France hands Carlos the Jackal another life prison term
A French court sentenced flamboyant Marxist militant Carlos the Jackal to another life prison term on Thursday for bomb attacks that killed 11 people nearly three decades ago.
The Venezuelan defendant, 62, whose real name is Ilich Ramirez Sanchez, has been locked up in France for almost 20 years serving a life sentence in a separate case for killing two police officers and an informant in Paris in 1975.
Sentencing Ramirez to an additional life term, the special terrorism court in Paris made up of seven magistrates said he should serve a minimum of 18 years in jail.
The verdict could push back the date on which he can apply for conditional release, currently set for 2012.

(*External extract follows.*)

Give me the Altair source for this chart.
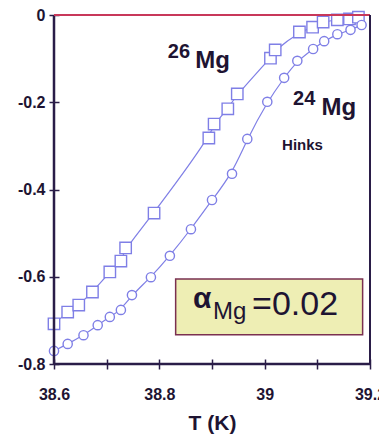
import altair as alt
import pandas as pd

# 26Mg (squares)
sq_T = [38.600, 38.626, 38.647, 38.673, 38.706, 38.727, 38.736, 38.790, 38.894, 38.904,
        38.930, 38.948, 39.011, 39.020, 39.066, 39.091, 39.111, 39.138, 39.161, 39.178]
sq_v = [-0.708, -0.681, -0.665, -0.635, -0.589, -0.564, -0.534, -0.454, -0.282, -0.250,
        -0.215, -0.181, -0.099, -0.080, -0.039, -0.028, -0.016, -0.011, -0.009, -0.005]
# 24Mg (circles)
ci_T = [38.600, 38.626, 38.656, 38.683, 38.706, 38.727, 38.748, 38.784, 38.820, 38.860,
        38.900, 38.938, 38.967, 39.005, 39.037, 39.062, 39.092, 39.113, 39.138, 39.163, 39.184]
ci_v = [-0.770, -0.754, -0.734, -0.711, -0.692, -0.676, -0.642, -0.601, -0.552, -0.491,
        -0.424, -0.364, -0.284, -0.199, -0.144, -0.105, -0.078, -0.060, -0.044, -0.034, -0.023]

x_ticks = [38.6, 38.7, 38.8, 38.9, 39.0, 39.1, 39.2]
y_ticks = [0, -0.2, -0.4, -0.6, -0.8]

FONT = "Liberation Sans"
MARK = "#7f7fe6"
DARK = "#2a1d48"
TXT = "#1e1432"

sq = pd.DataFrame({"T": sq_T, "v": sq_v})
ci = pd.DataFrame({"T": ci_T, "v": ci_v})

xs = alt.Scale(domain=[38.6, 39.2], nice=False, zero=False)
ys = alt.Scale(domain=[-0.8, 0], nice=False, zero=False)

xax = alt.Axis(values=x_ticks, grid=False, domain=False, offset=-5, tickSize=10,
               tickColor=DARK, tickWidth=1.5,
               labelExpr="abs(round(datum.value*10)) % 2 == 0 ? format(datum.value, '~g') : ''",
               labelFont=FONT, labelFontSize=16, labelFontWeight="bold", labelColor=TXT,
               labelPadding=17, labelFlush=False,
               title="T (K)", titleFont=FONT, titleFontSize=21, titleFontWeight="bold",
               titleColor=TXT, titleBaseline="alphabetic", titleY=70)
yax = alt.Axis(values=y_ticks, grid=False, domain=False, offset=-5, tickSize=10,
               tickColor=DARK, tickWidth=1.5,
               labelExpr="datum.value == 0 ? '0' : '-' + format(abs(datum.value), '.1f')",
               labelFont=FONT, labelFontSize=16, labelFontWeight="bold", labelColor=TXT,
               labelPadding=4, title=None)

base_x = alt.X("T:Q", scale=xs, axis=xax)
base_y = alt.Y("v:Q", scale=ys, axis=yax)

sq_line = alt.Chart(sq).mark_line(color=MARK, strokeWidth=1.2, interpolate="basis").encode(x=base_x, y=base_y)
ci_line = alt.Chart(ci).mark_line(color=MARK, strokeWidth=1.2, interpolate="basis").encode(x="T:Q", y="v:Q")
sq_pts = alt.Chart(sq).mark_point(shape="square", size=130, filled=True, fill="white",
                                  stroke=MARK, strokeWidth=1.4, opacity=1).encode(x="T:Q", y="v:Q")
ci_pts = alt.Chart(ci).mark_point(shape="circle", size=85, filled=True, fill="white",
                                  stroke=MARK, strokeWidth=1.4, opacity=1).encode(x="T:Q", y="v:Q")

# frame
left = alt.Chart().mark_rule(color=DARK, strokeWidth=2.5).encode(x=alt.datum(38.6))
bottom = alt.Chart().mark_rule(color=DARK, strokeWidth=2.5).encode(y=alt.datum(-0.8))
top = alt.Chart().mark_rule(color="#c8385a", strokeWidth=2).encode(y=alt.datum(0))
right = alt.Chart().mark_rule(color=DARK, strokeWidth=2).encode(x=alt.datum(39.2))

# annotation box
box_df = pd.DataFrame({"x": [38.831], "x2": [39.186], "y": [-0.605], "y2": [-0.733]})
box = alt.Chart(box_df).mark_rect(fill="#eeeeb4", stroke="#7a3050", strokeWidth=1.5).encode(
    x="x:Q", x2="x2:Q", y="y:Q", y2="y2:Q")

def txt(t, x, y, size, weight="bold", color=TXT):
    d = pd.DataFrame({"t": [t], "x": [x], "y": [y]})
    return alt.Chart(d).mark_text(font=FONT, fontSize=size, fontWeight=weight, color=color,
                                  align="left", baseline="alphabetic").encode(
        x="x:Q", y="y:Q", text="t:N")

labels = [
    txt("26", 38.816, -0.0986, 20),
    txt("Mg", 38.868, -0.1215, 24),
    txt("24", 39.054, -0.206, 20),
    txt("Mg", 39.108, -0.229, 24),
    txt("Hinks", 39.033, -0.309, 15),
    txt("α", 38.864, -0.672, 30),
    txt("Mg", 38.902, -0.697, 24, weight="normal"),
    txt("=0.02", 38.976, -0.688, 34, weight="normal"),
]

chart = alt.layer(sq_line, ci_line, sq_pts, ci_pts, box, *labels, left, bottom, top, right).properties(
    width=316, height=349,
    autosize=alt.AutoSizeParams(type="none"),
    padding={"left": 54, "top": 15, "right": 9, "bottom": 76},
).configure_view(stroke=None)

chart.save("out.html", embed_options={"renderer": "svg", "actions": False})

Defense lawyers called the decision a scandal and said their client would file an appeal.
Ramirez was accused of masterminding four separate attacks in France on two trains, a train station and a Paris street that killed 11 people and wounded nearly 200.
Prosecutors said the bombings were his answer to the police seizure of two of his gang, including his lover, and had argued that he remained a danger to the public.
Earlier on Thursday, Ramirez - once one of the most wanted international criminals - addressed the court in a five-hour monologue, alternately rambling, vitriolic and poignant, calling himself a “living martyr” in defending his innocence.
Ramirez, a self-dubbed “elite gunman,” appeared resigned to a guilty verdict. Death in prison, he said at one point, “is the role of a revolutionary.”
“I am in prison … condemned in a pre-decided case,” he told the court, his voice rising in volume.